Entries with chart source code
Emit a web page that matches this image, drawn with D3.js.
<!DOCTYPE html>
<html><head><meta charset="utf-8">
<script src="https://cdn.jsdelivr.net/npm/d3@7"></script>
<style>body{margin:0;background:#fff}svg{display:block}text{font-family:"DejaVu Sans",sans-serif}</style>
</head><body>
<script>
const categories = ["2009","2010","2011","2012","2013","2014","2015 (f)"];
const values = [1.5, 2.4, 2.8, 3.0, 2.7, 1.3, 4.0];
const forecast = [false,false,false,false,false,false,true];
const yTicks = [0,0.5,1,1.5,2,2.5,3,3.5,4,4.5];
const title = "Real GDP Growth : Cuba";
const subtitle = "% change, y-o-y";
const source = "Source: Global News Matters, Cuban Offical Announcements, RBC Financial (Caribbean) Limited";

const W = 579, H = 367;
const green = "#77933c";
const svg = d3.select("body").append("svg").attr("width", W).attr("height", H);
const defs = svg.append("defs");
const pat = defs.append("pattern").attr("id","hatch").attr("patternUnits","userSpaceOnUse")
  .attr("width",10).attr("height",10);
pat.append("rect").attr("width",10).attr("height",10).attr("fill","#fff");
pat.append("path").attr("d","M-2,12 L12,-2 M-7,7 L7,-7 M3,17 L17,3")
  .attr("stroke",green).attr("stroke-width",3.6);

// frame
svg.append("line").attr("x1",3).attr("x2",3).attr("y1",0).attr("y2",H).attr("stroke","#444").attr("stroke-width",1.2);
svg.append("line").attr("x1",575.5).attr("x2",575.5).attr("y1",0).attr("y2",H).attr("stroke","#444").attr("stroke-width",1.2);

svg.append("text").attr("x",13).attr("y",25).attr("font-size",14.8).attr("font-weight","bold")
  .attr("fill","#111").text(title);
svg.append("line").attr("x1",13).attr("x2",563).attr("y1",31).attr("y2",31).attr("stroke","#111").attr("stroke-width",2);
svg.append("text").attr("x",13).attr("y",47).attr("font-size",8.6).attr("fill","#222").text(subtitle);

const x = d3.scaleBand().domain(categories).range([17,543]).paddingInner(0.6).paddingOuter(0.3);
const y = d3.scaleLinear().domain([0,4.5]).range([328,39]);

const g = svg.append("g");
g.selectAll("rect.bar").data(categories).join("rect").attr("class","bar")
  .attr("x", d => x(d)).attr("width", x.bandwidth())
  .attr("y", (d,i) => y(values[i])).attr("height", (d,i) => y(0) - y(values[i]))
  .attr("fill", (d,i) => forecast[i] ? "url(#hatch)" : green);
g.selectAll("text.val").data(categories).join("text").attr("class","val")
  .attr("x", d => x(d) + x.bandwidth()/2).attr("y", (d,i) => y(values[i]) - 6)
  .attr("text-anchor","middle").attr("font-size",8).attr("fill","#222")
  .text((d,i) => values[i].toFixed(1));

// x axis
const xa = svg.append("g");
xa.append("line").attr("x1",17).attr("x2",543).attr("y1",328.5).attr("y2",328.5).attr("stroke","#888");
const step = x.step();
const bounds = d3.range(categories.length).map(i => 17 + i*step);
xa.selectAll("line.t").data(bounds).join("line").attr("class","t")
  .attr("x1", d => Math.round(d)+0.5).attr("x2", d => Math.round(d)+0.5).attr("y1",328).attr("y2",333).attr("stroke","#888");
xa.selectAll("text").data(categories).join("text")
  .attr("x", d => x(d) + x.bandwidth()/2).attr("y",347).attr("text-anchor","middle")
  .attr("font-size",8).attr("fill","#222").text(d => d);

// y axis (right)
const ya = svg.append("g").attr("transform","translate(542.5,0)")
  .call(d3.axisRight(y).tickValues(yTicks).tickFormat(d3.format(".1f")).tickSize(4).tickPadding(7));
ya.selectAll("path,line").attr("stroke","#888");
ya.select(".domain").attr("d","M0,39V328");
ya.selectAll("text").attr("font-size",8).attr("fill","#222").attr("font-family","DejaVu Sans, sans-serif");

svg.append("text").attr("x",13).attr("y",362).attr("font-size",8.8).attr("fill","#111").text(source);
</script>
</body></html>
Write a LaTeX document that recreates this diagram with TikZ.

**WHAT YOU ARE ASKED TO DO**
Would you copy out each line exactly as written?

**ANSWER**
Emit a web page that matches this image, drawn with D3.js.
<!DOCTYPE html>
<html><head><meta charset="utf-8">
<script src="https://cdn.jsdelivr.net/npm/d3@7"></script>
<style>body{margin:0;background:#fff}svg{display:block}text{font-family:"DejaVu Sans",sans-serif}</style>
</head><body>
<script>
const categories = ["2009","2010","2011","2012","2013","2014","2015 (f)"];
const values = [1.5, 2.4, 2.8, 3.0, 2.7, 1.3, 4.0];
const forecast = [false,false,false,false,false,false,true];
const yTicks = [0,0.5,1,1.5,2,2.5,3,3.5,4,4.5];
const title = "Real GDP Growth : Cuba";
const subtitle = "% change, y-o-y";
const source = "Source: Global News Matters, Cuban Offical Announcements, RBC Financial (Caribbean) Limited";

const W = 579, H = 367;
const green = "#77933c";
const svg = d3.select("body").append("svg").attr("width", W).attr("height", H);
const defs = svg.append("defs");
const pat = defs.append("pattern").attr("id","hatch").attr("patternUnits","userSpaceOnUse")
  .attr("width",10).attr("height",10);
pat.append("rect").attr("width",10).attr("height",10).attr("fill","#fff");
pat.append("path").attr("d","M-2,12 L12,-2 M-7,7 L7,-7 M3,17 L17,3")
  .attr("stroke",green).attr("stroke-width",3.6);

// frame
svg.append("line").attr("x1",3).attr("x2",3).attr("y1",0).attr("y2",H).attr("stroke","#444").attr("stroke-width",1.2);
svg.append("line").attr("x1",575.5).attr("x2",575.5).attr("y1",0).attr("y2",H).attr("stroke","#444").attr("stroke-width",1.2);

svg.append("text").attr("x",13).attr("y",25).attr("font-size",14.8).attr("font-weight","bold")
  .attr("fill","#111").text(title);
svg.append("line").attr("x1",13).attr("x2",563).attr("y1",31).attr("y2",31).attr("stroke","#111").attr("stroke-width",2);
svg.append("text").attr("x",13).attr("y",47).attr("font-size",8.6).attr("fill","#222").text(subtitle);

const x = d3.scaleBand().domain(categories).range([17,543]).paddingInner(0.6).paddingOuter(0.3);
const y = d3.scaleLinear().domain([0,4.5]).range([328,39]);

const g = svg.append("g");
g.selectAll("rect.bar").data(categories).join("rect").attr("class","bar")
  .attr("x", d => x(d)).attr("width", x.bandwidth())
  .attr("y", (d,i) => y(values[i])).attr("height", (d,i) => y(0) - y(values[i]))
  .attr("fill", (d,i) => forecast[i] ? "url(#hatch)" : green);
g.selectAll("text.val").data(categories).join("text").attr("class","val")
  .attr("x", d => x(d) + x.bandwidth()/2).attr("y", (d,i) => y(values[i]) - 6)
  .attr("text-anchor","middle").attr("font-size",8).attr("fill","#222")
  .text((d,i) => values[i].toFixed(1));

// x axis
const xa = svg.append("g");
xa.append("line").attr("x1",17).attr("x2",543).attr("y1",328.5).attr("y2",328.5).attr("stroke","#888");
const step = x.step();
const bounds = d3.range(categories.length).map(i => 17 + i*step);
xa.selectAll("line.t").data(bounds).join("line").attr("class","t")
  .attr("x1", d => Math.round(d)+0.5).attr("x2", d => Math.round(d)+0.5).attr("y1",328).attr("y2",333).attr("stroke","#888");
xa.selectAll("text").data(categories).join("text")
  .attr("x", d => x(d) + x.bandwidth()/2).attr("y",347).attr("text-anchor","middle")
  .attr("font-size",8).attr("fill","#222").text(d => d);

// y axis (right)
const ya = svg.append("g").attr("transform","translate(542.5,0)")
  .call(d3.axisRight(y).tickValues(yTicks).tickFormat(d3.format(".1f")).tickSize(4).tickPadding(7));
ya.selectAll("path,line").attr("stroke","#888");
ya.select(".domain").attr("d","M0,39V328");
ya.selectAll("text").attr("font-size",8).attr("fill","#222").attr("font-family","DejaVu Sans, sans-serif");

svg.append("text").attr("x",13).attr("y",362).attr("font-size",8.8).attr("fill","#111").text(source);
</script>
</body></html>
Write a LaTeX document that recreates this diagram with TikZ.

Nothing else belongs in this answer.